Deux études ont confirmé, hier, que le médicament a tué plus de 500 personnes.
On pouvait imaginer qu’après l’affaire du sang contaminé, puis celle de l’hormone de croissance, et surtout avec la création des agences de sécurité sanitaire, les pouvoirs publics s’étaient donné les moyens de répondre efficacement aux dangers éventuels de certains médicaments ou pratiques médicales.
Patatras. Voilà qu’une nouvelle affaire leur explose à la figure : celle du Médiator, médicament coupe-faim produit par le laboratoire français Servier. Non seulement ce produit était inefficace, mais il se révèle dangereux. Hier, lors d’une réunion de la commission nationale de pharmacovigilance, deux études – l’une élaborée par la Cnam et l’autre par l’épidémiologiste Catherine Hill – confirment les premiers travaux qu’avait révélés le Figaro le mois dernier. Le Médiator serait bel et bien responsable de la mort de 500 à 1 000 patients. Et ce matin, l’Agence française de sécurité sanitaire des produits de santé (Afssaps), fortement mise en cause dans la gestion de ce dossier, va annoncer une série de mesures, dont une campagne d’information pour rechercher tous les patients qui ont pu prendre ce qui ne devait être qu’un médicament de confort.
Hypertension.«Cette affaire est gravissime, explique le député socialiste Gérard Bapt, responsable de la mission santé sur l’assurance maladie. Non seulement elle met en cause gravement le laboratoire Servier, mais aussi l’Afssaps.» Réponse, hier, de Jean Marimbert, directeur de l’Afssaps : «Il est facile de réécrire l’histoire. Peut-être n’avons-nous pas été assez rapides, mais on ne pouvait inventer des données que l’on n’avait pas.» Certes… Mais il n’y a qu’en France qu’une telle catastrophe a eu lieu.
Reprenons. Jusque dans les années 1990, les laboratoires Servier étaient leader sur le marché des coupe-faim, type anorexigène (provoquant une anorexie momentanée), avec deux produits : l’Isoméride puis le Médiator. Rapidement, le premier se montre dangereux, provoquant, entre autres, de l’hypertension pulmonaire artérielle (HTPA). En France, il sera interdit, non sans mal, en 1997. Et le Médiator ? Il continue, du moins dans l’Hexagone, son petit bonhomme de chemin. De formulation chimique légèrement différente de l’Isoméride, il est proche de la famille des fenfluramines. On sait que le risque de HTPA peut exister, comme l’atteinte des valves cardiaques. Mais qu’importe, on continue. En 1999, la commission de transparence rend son avis. Service médical rendu du Médiator ? «Insuffisant.» Ce n’est pas grave, on continue, et on le rembourse à 65%. Il est normalement réservé aux diabétiques en surpoids.

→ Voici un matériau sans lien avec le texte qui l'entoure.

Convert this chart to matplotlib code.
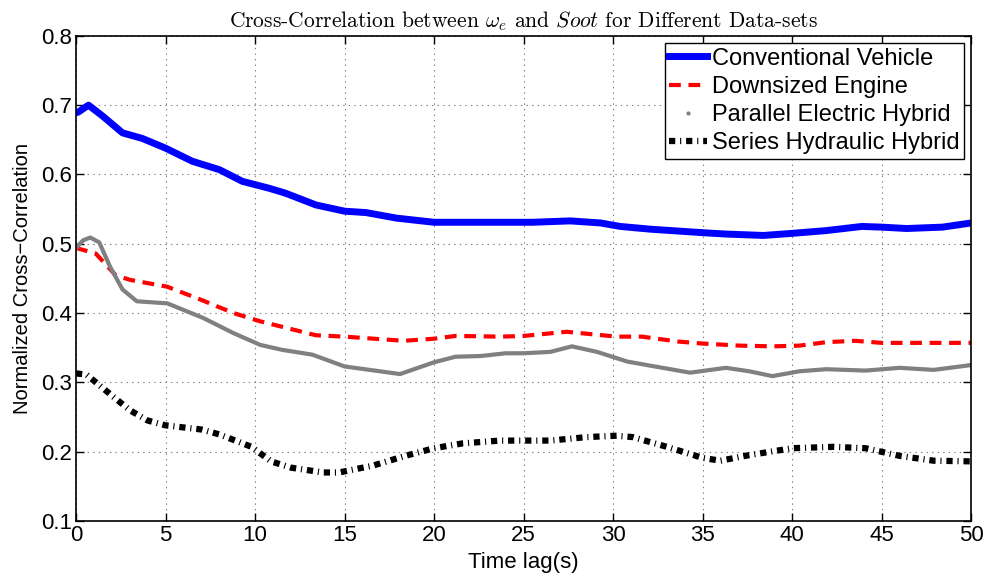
import numpy as np
import matplotlib
matplotlib.use('Agg')
import matplotlib.pyplot as plt
from matplotlib.lines import Line2D

plt.rcParams['font.family'] = ['Liberation Sans', 'DejaVu Sans']
plt.rcParams['mathtext.fontset'] = 'cm'
plt.rcParams['lines.scale_dashes'] = False

# Conventional Vehicle
tConv = [0, 0.13, 0.7, 1.5, 2.6, 3.7, 5, 6.5, 8, 9.3, 10.8, 11.7, 13.4, 15, 16.2, 17.9, 20,
         22.6, 25.5, 27.6, 29.3, 30.4, 32.1, 35, 36.3, 38.4, 40, 41.9, 43.9, 45, 46.4, 48.4, 50]
conv = [0.689, 0.690, 0.700, 0.684, 0.660, 0.652, 0.638, 0.619, 0.607, 0.590, 0.580, 0.573, 0.556,
        0.547, 0.545, 0.537, 0.531, 0.531, 0.531, 0.533, 0.530, 0.525, 0.521, 0.516, 0.514, 0.512,
        0.515, 0.519, 0.525, 0.524, 0.522, 0.524, 0.530]

# Downsized Engine
tDown = [0, 1.1, 2.2, 3, 5.1, 7, 8.8, 10.3, 13.4, 15, 18.3, 20, 21.2, 23.7, 25, 27.4, 30.2,
         31.6, 33.6, 35, 37.1, 38.9, 40.4, 41.9, 43.5, 45, 47.9, 50]
down = [0.494, 0.486, 0.455, 0.448, 0.438, 0.419, 0.400, 0.388, 0.368, 0.366, 0.360, 0.363, 0.367,
        0.366, 0.367, 0.373, 0.366, 0.366, 0.359, 0.356, 0.353, 0.352, 0.353, 0.358, 0.360, 0.357,
        0.357, 0.357]

# Parallel Electric Hybrid
tPar = [0, 0.4, 0.8, 1.3, 1.9, 2.6, 3.4, 5.1, 7.1, 8.8, 10.3, 11.5, 13.2, 15, 18.1, 20, 21.2, 22.6,
        24, 25, 26.5, 27.7, 29.1, 30.8, 32.1, 34.3, 36.3, 37.6, 38.9, 40.4, 41.9, 44.1, 46, 47.9, 50]
par = [0.494, 0.505, 0.509, 0.502, 0.467, 0.434, 0.417, 0.414, 0.393, 0.371, 0.354, 0.347, 0.340,
       0.323, 0.312, 0.329, 0.337, 0.338, 0.342, 0.342, 0.344, 0.352, 0.344, 0.330, 0.324, 0.314,
       0.321, 0.316, 0.309, 0.316, 0.319, 0.317, 0.321, 0.318, 0.325]

# Series Hydraulic Hybrid
tSer = [0, 0.6, 1.3, 2.1, 3, 4, 5, 6, 7, 8, 9, 9.8, 10.9, 12, 13.8, 14.7, 16.6, 18.4, 20, 21.6,
        23.7, 26.5, 28.5, 30.2, 31.1, 33, 35, 36, 37.6, 40, 42.3, 44.1, 46, 47.9, 50]
ser = [0.313, 0.311, 0.296, 0.279, 0.260, 0.245, 0.238, 0.235, 0.232, 0.225, 0.215, 0.207, 0.186,
       0.177, 0.170, 0.170, 0.180, 0.194, 0.205, 0.212, 0.216, 0.216, 0.221, 0.223, 0.221, 0.207,
       0.191, 0.187, 0.195, 0.205, 0.207, 0.205, 0.194, 0.187, 0.186]

fig = plt.figure(figsize=(9.92, 5.81), dpi=100)
ax = fig.add_axes([0.0766, 0.1033, 0.9024, 0.835])

ax.plot(tConv, conv, color='blue', lw=5, solid_joinstyle='round', label='Conventional Vehicle')
ax.plot(tDown, down, color='red', lw=3, dashes=(8.5, 5.5), label='Downsized Engine')
ax.plot(tPar, par, color='gray', lw=3, solid_capstyle='round', solid_joinstyle='round')
ax.plot(tSer, ser, color='black', lw=4.5, dashes=(4.5, 3.5, 0.8, 3.5), dash_capstyle='butt',
        label='Series Hydraulic Hybrid')

ax.set_xlim(0, 50)
ax.set_ylim(0.1, 0.8)
ax.set_xticks(np.arange(0, 51, 5))
ax.set_yticks(np.arange(0.1, 0.81, 0.1))
ax.set_yticklabels(['%.1f' % v for v in np.arange(0.1, 0.81, 0.1)])
ax.grid(True, linestyle=(0, (1, 3)), color='gray', lw=0.8)
ax.tick_params(direction='in', top=True, right=True, labelsize=16, length=6, width=1, pad=3)
for s in ax.spines.values():
    s.set_linewidth(1.2)

ax.set_xlabel('Time lag(s)', fontsize=16, labelpad=4)
ax.set_ylabel('Normalized Cross\u2212Correlation', fontsize=14.5, labelpad=6)
ax.set_title(r'Cross-Correlation between $\omega_e$ and $Soot$ for Different Data-sets',
             fontsize=15.5, family='cmr10', pad=6)

h, l = ax.get_legend_handles_labels()
parHandle = Line2D([], [], color='gray', marker='.', ls='none', markersize=4)
handles = [h[0], h[1], parHandle, h[2]]
labels = ['Conventional Vehicle', 'Downsized Engine', 'Parallel Electric Hybrid', 'Series Hydraulic Hybrid']
leg = ax.legend(handles, labels, loc='upper right', fontsize=17, fancybox=False, framealpha=1,
                edgecolor='black', handlelength=1.6, handletextpad=0.2, borderpad=0.2,
                labelspacing=0.26, borderaxespad=0.3)
leg.get_frame().set_linewidth(1)

fig.savefig('out.png', dpi=100)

Plaintes. En février 1999, un médecin, le Dr Chiche, fait une première déclaration d’insuffisance aortique chez un patient ayant reçu du Médiator. On continue. Alors que de nombreux pays, dont les Etats-Unis, retirent ce produit, les laboratoires Servier se démènent pour dire que le Médiator n’a rien à voir avec l’Isoméride. Plus de 300 000 patients en reçoivent chaque année. Pour un chiffre d’affaires de 300 millions d’euros.
Bien souvent, ce sont des généralistes qui en prescrivent, mano largo, en dehors des recommandations cliniques. Mais on laisse faire. Faut-il noter qu’alors, le directeur scientifique de Servier est aussi trésorier de la Société française de pharmacovigilance et de thérapeutique ?
Il faudra attendre 2009 pour que les choses changent, quand une pneumologue hospitalière de Brest, le Dr Irène Frachon, est étonnée par des patients qu’elle reçoit. «Rétrospectivement, c’était comme le nez sur la figure, et pourtant on ne le voyait pas», raconte-t-elle. En juillet 2009, une étude brestoise, faite sans moyens, tombe : «70% des malades souffrant d’atteintes inexpliquées de leur valve mitrale ont été exposés à une prise de Médiator.» En novembre 2009, l’Afssaps se décide à suspendre le Médiator. Comment justifier pareille lenteur ? «Nous n’avions, jusqu’à la fin 2008, qu’un seul cas confirmé de la valvulopathie cardiaque», se défend Jean Marimbert. «Et je ne pouvais pas prendre une décision sur ce seul cas. Mais c’est vrai, il nous a manqué des éléments de surveillance épidémiologique pour croiser les données.»
Une dizaine de plaintes ont été déposées. On attend la réaction de la nouvelle secrétaire d’Etat à la Santé, Nora Berra, qui a été pendant dix ans salariée de l’industrie pharmaceutique.